Monday, November 21, 2005

2004 Election Reporting: Ayodhya I

Advani promises Ram temple soon after NDA returns to power

April 6: On the foundation day of the BJP, where would you expect to find its chief architect who built up the party using the cement with the brand name Ayodhya? Ayodhya, of course.

The architect, deputy Prime Minister L K Advani, began the day offering prayers to Lord Rama at the makeshift temple that stands today where the Babri Masjid stood till 1992. After that he addressed a news conference, where he announced that the Ram temple would be constructed “shortly after” the NDA government returned to power at the Centre, and then drove off to finish the final leg of his India Shining rath yatra.

“We have already made some quiet progress. I am confident that we will be able to reach an agreement involving Hindu and Muslim representatives shortly after the new government is in place,” Advani told the conference. He, however, refused to say who the Muslim representatives were, saying they (the Muslim representatives) did not want publicity till a solution was found to the Ayodhya dispute. “You might be looking for a good copy,” he told a journalist, “but I am looking for a solution. So I cannot reveal the details.”

But he said once the temple was built, it would unite India the way the movement for its construction in 1990 had united the Hindus. “People say the temple movement had divided the society. But when the movement began, the society was divided like never before. One caste was fighting the other (because of the introduction of the Mandal Commission report). But our movement brought about unprecedented unity among the Hindus. And when the temple is built, it will bring about unity between the Hindus and Muslims,” Advani told the conference, held in an open space adjacent to the makeshift temple.

The temple is heavily guarded by battalions of the Uttar Pradesh police and the CPRF. Devotees have to go through a maze of narrow, grilled corridors – narrow enough to ensure they move in a single file – and have to pass through security checks at three points. Mobile phones and other electronic gadgets are not allowed.

Advani said he was saddened by the state of siege in which the idols of Lord Rama and his wife and brothers sat under the canopy, and hoped that things will improve once a grand temple was built. He said the construction of a grand temple would also lay the foundation for Ram Rajya – a dream of Mahatma Gandhi – in India. But the Ram Rajya, he said, would materialise by the year 2020 “when India would become a developed nation.”

The promise of a developed nation by 2020 was the focus of the speeches Advani made while cutting through the heart of Uttar Pradesh on his chariot. In fact, he used the promise to blunt the criticism his party, the BJP, has been drawing for boasting that India is shining. “Maine yeh kaha hai ki Bharat chamak raha hai. Maine yeh kabhi nahin kahaa ki Bharat chamak gaya hai (I have only said that India is beginning to shine. I have never said that India has already shined),” Advani said in speech after speech, including the one he made in Lucknow on Monday at a rally where he shared the dais with Prime Minister Atal Behari Vajpayee. India will really shine, he said, by the year 2020.
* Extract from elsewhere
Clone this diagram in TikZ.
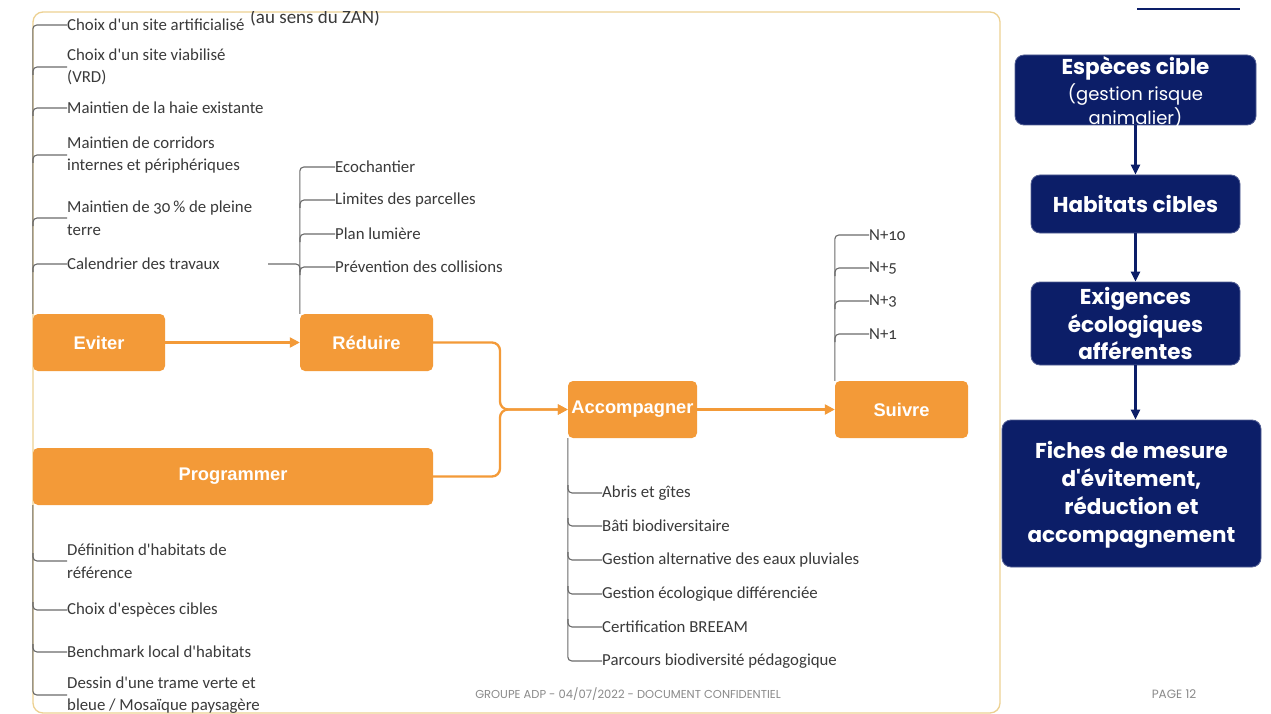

The future he is talking about is distant: Vajpayee will be 96 then and Advani himself 95. As a member of the audience, listening to Advani at Lucknow, commented while walking out of the Ambedkar Stadium: “In that case, we will vote for them in 2019.”

The crowd that Vajpayee and Advani addressed in Lucknow on Monday was thin – in fact very thin if you compare it with the crowd that came to listen to Mayawati in the same stadium on March 13. But then, Mayawati, in Uttar Pradesh, is a force to reckon with and the BJP admits that. Advani told a news conference in Kanpur on Monday that his party’s principle opponents in the state were the Samajwadi Party and Mayawati’s Bahujan Samaj Party. Yet, in speech after speech in the state, Advani, and also Vajpayee, trained their guns on Sonia Gandhi’s Congress, which is hardly a force when compared with the SP and the BSP.

Maybe the crowds, which have seen an aggressive Advani in the past, are tired of hearing the same statements about the ineffectiveness of the Congress and its leadership. Or maybe, thanks to the television channels and the extensive media coverage of the rath yatra, people knew what to expect from Advani. Whatever the reason, the response to his yatra in Uttar Pradesh has been quite lukewarm, with the exception of Faizabad (the district under which Ayodhya falls), where people in great numbers had gathered to listen to Advani and Kalyan Singh, who was the chief minister when the Babri mosque fell in 1992.

But even there, locals say, people are enthusiastic about voting for the BJP only because its present Lok Sabha candidate Lallu Singh, who has a long-serving MLA has established an excellent rapport with his electorate, and not because they are fond of the party.
Maybe that is why the Kalyan Singh, to make sure the BJP candidate won, literally begged the people to vote for his party. “I fall at your feet, please vote for the BJP and don’t let Ram down,” the once-fiery Kalyan Singh said.